Activists tell ABC: ‘Don’t betray climate protesters’

November 1, 2023
Issue 
Disrupt Burrup Hub activists protest the ABC
Activists protest outside the ABC office in Boorloo/Perth on October 16. Photo: Disrupt Burrup Hub

Activists and community organisations have told the ABC not to accede to a West Australian police request for video footage of climate protesters.

“Alarming overreach” is how more than 40 civil society organisations, including Amnesty International, Human Rights Law Centre and the Media, Entertainment and Arts Alliance (MEAA) have described it.

In a climate emergency, it is hardly surprising Woodside is under the spotlight. Rather than tackle the problem, most states are enacting laws to crack down on climate protesters. Unfortunately, it appears the national broadcaster is helping.

The ABC’s Four Corners filmed a handful of protesters outside Woodside boss Meg O’Neil’s house in August. They did not enter her house, but a mainstream media-inspired furore ensued. Several people were arrested, with Four Corners covering these in an episode on criminalising climate protests.

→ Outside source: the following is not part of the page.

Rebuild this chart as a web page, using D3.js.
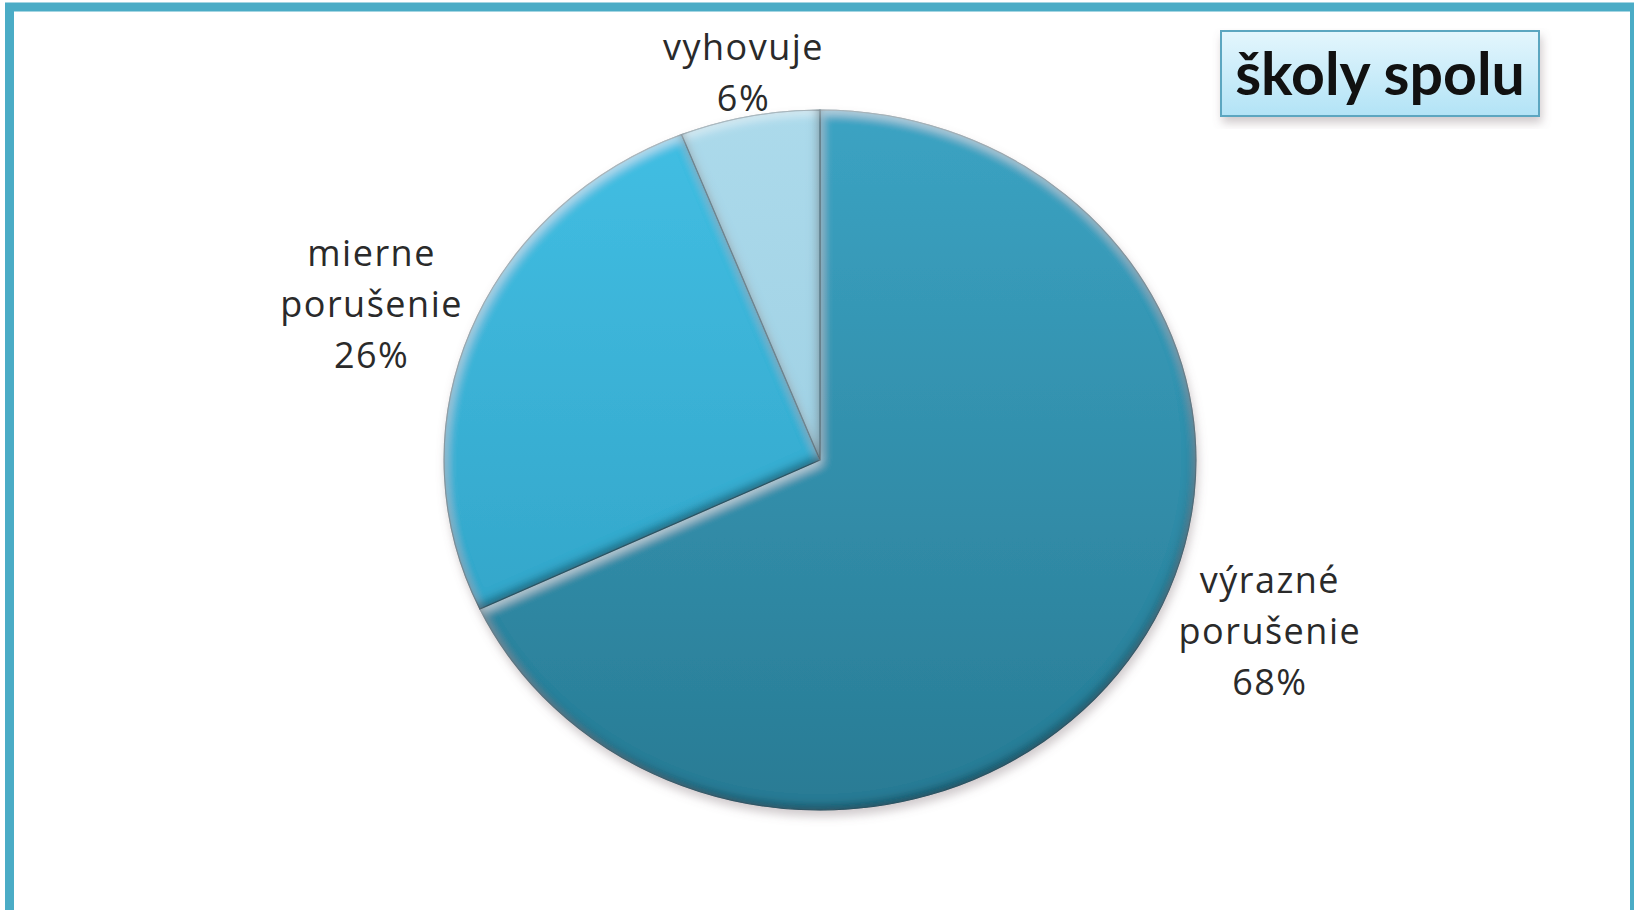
<!DOCTYPE html>
<html>
<head>
<meta charset="utf-8">
<script src="https://cdn.jsdelivr.net/npm/d3@7"></script>
<style>
  body { margin: 0; background: #fff; }
  svg { display: block; }
</style>
</head>
<body>
<svg id="chart"></svg>
<script>
// data
const categories = ["výrazné porušenie", "mierne porušenie", "vyhovuje"];
const labelLines = [["výrazné", "porušenie"], ["mierne", "porušenie"], ["vyhovuje"]];
const percents = [68, 26, 6];
const chartTitle = "školy spolu";

const width = 1634, height = 910;
const cx = 820, cy = 460;
const radius = 350;
const xStretch = 1.074;   // the original pie is a bit wider than tall

// gradient stops per slice (top, bottom)
const sliceColors = [
    ["#3ba3c3", "#297b94"],
    ["#42bfe4", "#2e9dc0"],
    ["#acdaeb", "#94c9de"]
];
// extra shift of each label block from the label arc centroid
const labelNudge = [[69, -53], [-29, 0], [8, 26]];

const svg = d3.select("#chart")
    .attr("width", width)
    .attr("height", height);

const defs = svg.append("defs");

sliceColors.forEach((c, i) => {
    const g = defs.append("linearGradient")
        .attr("id", "slice" + i)
        .attr("gradientUnits", "userSpaceOnUse")
        .attr("x1", 0).attr("y1", -radius)
        .attr("x2", 0).attr("y2", radius);
    g.append("stop").attr("offset", "0%").attr("stop-color", c[0]);
    g.append("stop").attr("offset", "100%").attr("stop-color", c[1]);
});

const tg = defs.append("linearGradient")
    .attr("id", "titleFill")
    .attr("x1", 0).attr("y1", 0).attr("x2", 0).attr("y2", 1);
tg.append("stop").attr("offset", "0%").attr("stop-color", "#e4f6fd");
tg.append("stop").attr("offset", "100%").attr("stop-color", "#b2e3f6");

// soft bevel: light on top-left edges, dark on bottom-right edges
const bevel = defs.append("filter").attr("id", "bevel")
    .attr("x", "-10%").attr("y", "-10%").attr("width", "120%").attr("height", "120%");
bevel.append("feComponentTransfer").attr("in", "SourceAlpha").attr("result", "inv")
    .append("feFuncA").attr("type", "table").attr("tableValues", "1 0");
bevel.append("feGaussianBlur").attr("in", "inv").attr("stdDeviation", 5).attr("result", "invBlur");
bevel.append("feOffset").attr("in", "invBlur").attr("dx", 2).attr("dy", 5).attr("result", "offHi");
bevel.append("feFlood").attr("flood-color", "#ffffff").attr("flood-opacity", 0.5).attr("result", "hiFlood");
bevel.append("feComposite").attr("in", "hiFlood").attr("in2", "offHi").attr("operator", "in").attr("result", "hiCol");
bevel.append("feComposite").attr("in", "hiCol").attr("in2", "SourceAlpha").attr("operator", "in").attr("result", "hi");
bevel.append("feOffset").attr("in", "invBlur").attr("dx", -2).attr("dy", -5).attr("result", "offSh");
bevel.append("feFlood").attr("flood-color", "#06303e").attr("flood-opacity", 0.75).attr("result", "shFlood");
bevel.append("feComposite").attr("in", "shFlood").attr("in2", "offSh").attr("operator", "in").attr("result", "shCol");
bevel.append("feComposite").attr("in", "shCol").attr("in2", "SourceAlpha").attr("operator", "in").attr("result", "sh");
const bm = bevel.append("feMerge");
bm.append("feMergeNode").attr("in", "SourceGraphic");
bm.append("feMergeNode").attr("in", "hi");
bm.append("feMergeNode").attr("in", "sh");

const shadow = defs.append("filter").attr("id", "shadow")
    .attr("x", "-10%").attr("y", "-10%").attr("width", "120%").attr("height", "125%");
shadow.append("feGaussianBlur").attr("in", "SourceAlpha").attr("stdDeviation", 5).attr("result", "b");
shadow.append("feOffset").attr("in", "b").attr("dx", 2).attr("dy", 6).attr("result", "o");
shadow.append("feFlood").attr("flood-color", "#7a6a70").attr("flood-opacity", 0.35).attr("result", "f");
shadow.append("feComposite").attr("in", "f").attr("in2", "o").attr("operator", "in").attr("result", "s");
const sm = shadow.append("feMerge");
sm.append("feMergeNode").attr("in", "s");
sm.append("feMergeNode").attr("in", "SourceGraphic");

// outer frame
svg.append("rect")
    .attr("x", 9.5).attr("y", 7)
    .attr("width", 1625).attr("height", 1000)
    .attr("fill", "none")
    .attr("stroke", "#4bacc6")
    .attr("stroke-width", 9);

// pie
const pie = d3.pie().sort(null).value(d => d);
const arcs = pie(percents);
const arc = d3.arc().innerRadius(0).outerRadius(radius);
const labelArc = d3.arc().innerRadius(radius * 1.2).outerRadius(radius * 1.2);

const pieG = svg.append("g")
    .attr("filter", "url(#shadow)")
    .append("g")
    .attr("transform", "translate(" + cx + "," + cy + ") scale(" + xStretch + ",1)");

pieG.selectAll("path.slice")
    .data(arcs)
    .enter().append("path")
    .attr("class", "slice")
    .attr("d", arc)
    .attr("fill", (d, i) => "url(#slice" + i + ")")
    .attr("stroke", "#24677c")
    .attr("stroke-width", 1)
    .attr("filter", "url(#bevel)");

// labels
const lineH = 51;
const labels = svg.append("g")
    .attr("font-family", "'Open Sans', Lato, sans-serif")
    .attr("font-size", 36)
    .attr("letter-spacing", 1.5)
    .attr("fill", "#2a2a2a")
    .attr("text-anchor", "middle");

arcs.forEach((d, i) => {
    const c = labelArc.centroid(d);
    const bx = cx + c[0] * xStretch + labelNudge[i][0];
    const by = cy + c[1] + labelNudge[i][1];
    const lines = labelLines[i].concat([percents[i] + "%"]);
    const t = labels.append("text").attr("x", bx).attr("y", by);
    lines.forEach((ln, k) => {
        t.append("tspan")
            .attr("x", bx)
            .attr("y", by + (k - (lines.length - 1) / 2) * lineH + 12)
            .text(ln);
    });
});

// title box
const titleG = svg.append("g");
titleG.append("rect")
    .attr("x", 1221).attr("y", 31)
    .attr("width", 318).attr("height", 85)
    .attr("fill", "url(#titleFill)")
    .attr("stroke", "#5ba6c0")
    .attr("stroke-width", 2)
    .attr("filter", "url(#shadow)");
titleG.append("text")
    .attr("x", 1380).attr("y", 95)
    .attr("text-anchor", "middle")
    .attr("font-family", "Lato, 'Open Sans', sans-serif")
    .attr("font-weight", "bold")
    .attr("font-size", 59)
    .attr("fill", "#111")
    .text(chartTitle);
</script>
</body>
</html>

Woodside’s controversial Burrup Hub consists of the Scarborough and Browse Basin gas fields, the Pluto Project processing plant and liquified gas and fertiliser plans in the Pilbara region.

The MEAA petitioned the ABC not to hand its footage over, saying the request was a “direct threat to press freedom”. MEAA federal president Karen Percy said it “rides roughshod over the obligation of a journalist to protect its sources”.

WA police also complained about the Four Corners journalists, with WA Police Minister Paul Papalia claiming they should have notified police about the protesters’ plans.

Disrupt Burrup Hub, which organised the action, said on X on October 26 that the ABC had agreed to hand over the footage. It criticised the broadcaster saying it breached basic media ethics and jeopardized public interest journalism “by degrading trust in the ABC”.

Ballardong Noongar man Desmond Blurton, Disrupt Burrup Hub campaigner and deputy chair of the Deaths in Custody Watch Committee, who was filmed as part of the Four Corners program said he did not consent to have footage of himself handed to police.

“As a First Nations justice campaigner … I am deeply concerned that the ABC may cause the imprisonment of vulnerable people by surrendering source material to the police … if the ABC hands over any footage it will be a deep betrayal.”

Disrupt Burrup Hub media advisor Jesse Noakes, who faces trial on November 6 for refusing to hand over the footage, said he was told by the ABC before the action that sources would not be identified. This was “a precondition for their participation”.

“If the ABC release Four Corners footage to WA police, who would ever trust the ABC to tell their story again?”

ABC journalists took action outside ABC offices on October 26 in Boorloo/Perth, Naarm/Melbourne and Gadi/Sydney demanding it not release the footage.

ABC managing director David Anderson claimed the broadcaster “never have and never will” reveal its sources, but he also told Senate Estimates that he was negotiating with the police.

Surely the national broadcaster can see the real story here: government policy is helping deliver more catastrophic climate change and protesters are being criminalised.

The ABC should be helping climate activists, not helping the state criminalise them.

If the ABC has, or intends to, hand over the some or all of the footage, any remaining trust in the national broadcaster — especially by young people — will evaporate.

This sorry tale is a reminder that we need independent media more than ever. Green Left, the independent, ecosocialist media project, is committed to providing an alternative that supports, not undermines, movements for change and justice.